→ Prompt
Print only the lines from the top of the data through the line with "0.1, 0.1, 0.1];", both included, skipping every picture.

===== Supplied material

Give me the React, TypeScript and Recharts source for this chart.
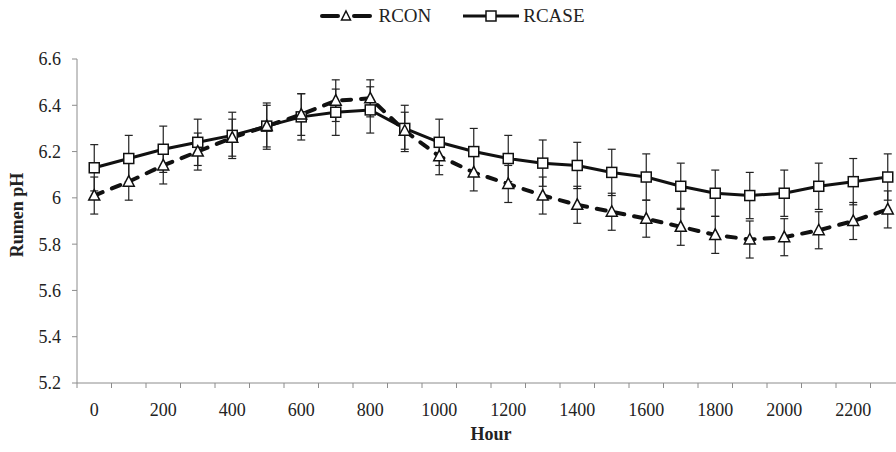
import React from 'react';
import { LineChart, Line, XAxis, YAxis, ErrorBar, Legend } from 'recharts';

// hours sampled every 100
const hours = [0, 100, 200, 300, 400, 500, 600, 700, 800, 900, 1000, 1100, 1200, 1300, 1400, 1500, 1600, 1700, 1800, 1900, 2000, 2100, 2200, 2300];
const rcon = [6.01, 6.07, 6.14, 6.2, 6.26, 6.31, 6.36, 6.42, 6.43, 6.29, 6.18, 6.11, 6.06, 6.01, 5.97, 5.94, 5.91, 5.875, 5.84, 5.82, 5.83, 5.86, 5.9, 5.95];
const rconErr = [0.08, 0.08, 0.08, 0.08, 0.08, 0.09, 0.09, 0.09, 0.08, 0.08, 0.08, 0.08, 0.08, 0.08, 0.08, 0.08, 0.08, 0.08, 0.08, 0.08, 0.08, 0.08, 0.08, 0.08];
const rcase = [6.13, 6.17, 6.21, 6.24, 6.27, 6.31, 6.35, 6.37, 6.38, 6.3, 6.24, 6.2, 6.17, 6.15, 6.14, 6.11, 6.09, 6.05, 6.02, 6.01, 6.02, 6.05, 6.07, 6.09];
const rcaseErr = [0.1, 0.1, 0.1, 0.1, 0.1, 0.1, 0.1, 0.1, 0.1, 0.1, 0.1, 0.1, 0.1, 0.1, 0.1, 0.1, 0.1, 0.1, 0.1, 0.1, 0.1, 0.1, 0.1, 0.1];

const labelTicks = [0, 200, 400, 600, 800, 1000, 1200, 1400, 1600, 1800, 2000, 2200];
const boundaryTicks = [-50, 50, 150, 250, 350, 450, 550, 650, 750, 850, 950, 1050, 1150, 1250, 1350, 1450, 1550, 1650, 1750, 1850, 1950, 2050, 2150, 2250, 2350];
const yTicks = [5.2, 5.4, 5.6, 5.8, 6, 6.2, 6.4, 6.6];

const data = hours.map((hour, i) => ({
  hour,
  rcon: rcon[i],
  rconErr: rconErr[i],
  rcase: rcase[i],
  rcaseErr: rcaseErr[i],
}));

const FONT = '"Liberation Serif", "Times New Roman", serif';
const AXIS = '#8c8c8c';

const Triangle = (props: any) => {
  const { cx, cy, index } = props;
  if (cx == null || cy == null) return <g key={index} />;
  return (
    <path
      key={index}
      d={`M${cx},${cy - 6} L${cx + 5.5},${cy + 4.5} L${cx - 5.5},${cy + 4.5} Z`}
      fill='#fff'
      stroke='#111'
      strokeWidth={1.5}
    />
  );
};

const Square = (props: any) => {
  const { cx, cy, index } = props;
  if (cx == null || cy == null) return <g key={index} />;
  return <rect key={index} x={cx - 5} y={cy - 5} width={10} height={10} fill='#fff' stroke='#111' strokeWidth={1.5} />;
};

const LegendContent = () => (
  <div style={{ display: 'flex', justifyContent: 'center', alignItems: 'center', fontFamily: FONT, fontSize: 19, color: '#222' }}>
    <svg width={52} height={16} style={{ marginRight: 6 }}>
      <line x1={2} y1={8} x2={18} y2={8} stroke='#111' strokeWidth={4} strokeLinecap='round' />
      <line x1={34} y1={8} x2={50} y2={8} stroke='#111' strokeWidth={4} strokeLinecap='round' />
      <path d='M26,3 L30.5,12 L21.5,12 Z' fill='#fff' stroke='#111' strokeWidth={1.5} />
    </svg>
    <span style={{ marginRight: 32 }}>RCON</span>
    <svg width={56} height={16} style={{ marginRight: 4 }}>
      <line x1={0} y1={8} x2={56} y2={8} stroke='#111' strokeWidth={3} />
      <rect x={23} y={3} width={10} height={10} fill='#fff' stroke='#111' strokeWidth={1.5} />
    </svg>
    <span>RCASE</span>
  </div>
);

export default function App() {
  return (
    <div style={{ position: 'absolute', left: 0, top: 0, width: 896, height: 452, overflow: 'hidden', background: '#fff' }}>
      <LineChart width={906} height={452} data={data} margin={{ top: 35, right: 1, left: 0, bottom: 0 }}>
        <Legend verticalAlign='top' content={<LegendContent />} wrapperStyle={{ top: 5, height: 24 }} />
        <YAxis
          type='number'
          domain={[5.2, 6.6]}
          ticks={yTicks}
          width={77}
          stroke={AXIS}
          tickSize={5}
          tickMargin={11}
          tick={{ fill: '#222', fontFamily: FONT, fontSize: 18 }}
          label={{
            content: ({ viewBox }: any) => {
              const x = viewBox.x + 17;
              const y = viewBox.y + viewBox.height / 2 - 6;
              return (
                <text x={x} y={y} transform={`rotate(-90, ${x}, ${y})`} textAnchor='middle' dominantBaseline='central' fontFamily={FONT} fontSize={18} fontWeight='bold' fill='#222'>
                  Rumen pH
                </text>
              );
            },
          }}
        />
        {/* axis line with tick marks between categories */}
        <XAxis
          xAxisId='a'
          type='number'
          dataKey='hour'
          domain={[-50, 2350]}
          allowDataOverflow
          ticks={boundaryTicks}
          interval={0}
          height={5}
          stroke={AXIS}
          tickSize={5}
          tick={() => <g />}
        />
        {/* hour labels, every other category */}
        <XAxis
          xAxisId='b'
          type='number'
          dataKey='hour'
          domain={[-50, 2350]}
          allowDataOverflow
          ticks={labelTicks}
          interval={0}
          height={64}
          axisLine={false}
          tickLine={false}
          tickSize={0}
          tickMargin={15}
          tick={{ fill: '#222', fontFamily: FONT, fontSize: 18 }}
          label={{
            content: ({ viewBox }: any) => (
              <text x={viewBox.x + viewBox.width / 2} y={viewBox.y + 46} textAnchor='middle' dominantBaseline='central' fontFamily={FONT} fontSize={18} fontWeight='bold' fill='#222'>
                Hour
              </text>
            ),
          }}
        />
        <Line
          xAxisId='b'
          dataKey='rcase'
          name='RCASE'
          stroke='#111'
          strokeWidth={3}
          dot={Square}
          activeDot={false}
          isAnimationActive={false}
        >
          <ErrorBar dataKey='rcaseErr' direction='y' width={4} stroke='#222' strokeWidth={1.2} />
        </Line>
        <Line
          xAxisId='b'
          dataKey='rcon'
          name='RCON'
          stroke='#111'
          strokeWidth={4}
          strokeDasharray='9 10'
          strokeLinecap='round'
          dot={Triangle}
          activeDot={false}
          isAnimationActive={false}
        >
          <ErrorBar dataKey='rconErr' direction='y' width={4} stroke='#222' strokeWidth={1.2} />
        </Line>
      </LineChart>
    </div>
  );
}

==========

→ Right answer
Give me the React, TypeScript and Recharts source for this chart.
import React from 'react';
import { LineChart, Line, XAxis, YAxis, ErrorBar, Legend } from 'recharts';

// hours sampled every 100
const hours = [0, 100, 200, 300, 400, 500, 600, 700, 800, 900, 1000, 1100, 1200, 1300, 1400, 1500, 1600, 1700, 1800, 1900, 2000, 2100, 2200, 2300];
const rcon = [6.01, 6.07, 6.14, 6.2, 6.26, 6.31, 6.36, 6.42, 6.43, 6.29, 6.18, 6.11, 6.06, 6.01, 5.97, 5.94, 5.91, 5.875, 5.84, 5.82, 5.83, 5.86, 5.9, 5.95];
const rconErr = [0.08, 0.08, 0.08, 0.08, 0.08, 0.09, 0.09, 0.09, 0.08, 0.08, 0.08, 0.08, 0.08, 0.08, 0.08, 0.08, 0.08, 0.08, 0.08, 0.08, 0.08, 0.08, 0.08, 0.08];
const rcase = [6.13, 6.17, 6.21, 6.24, 6.27, 6.31, 6.35, 6.37, 6.38, 6.3, 6.24, 6.2, 6.17, 6.15, 6.14, 6.11, 6.09, 6.05, 6.02, 6.01, 6.02, 6.05, 6.07, 6.09];
const rcaseErr = [0.1, 0.1, 0.1, 0.1, 0.1, 0.1, 0.1, 0.1, 0.1, 0.1, 0.1, 0.1, 0.1, 0.1, 0.1, 0.1, 0.1, 0.1, 0.1, 0.1, 0.1, 0.1, 0.1, 0.1];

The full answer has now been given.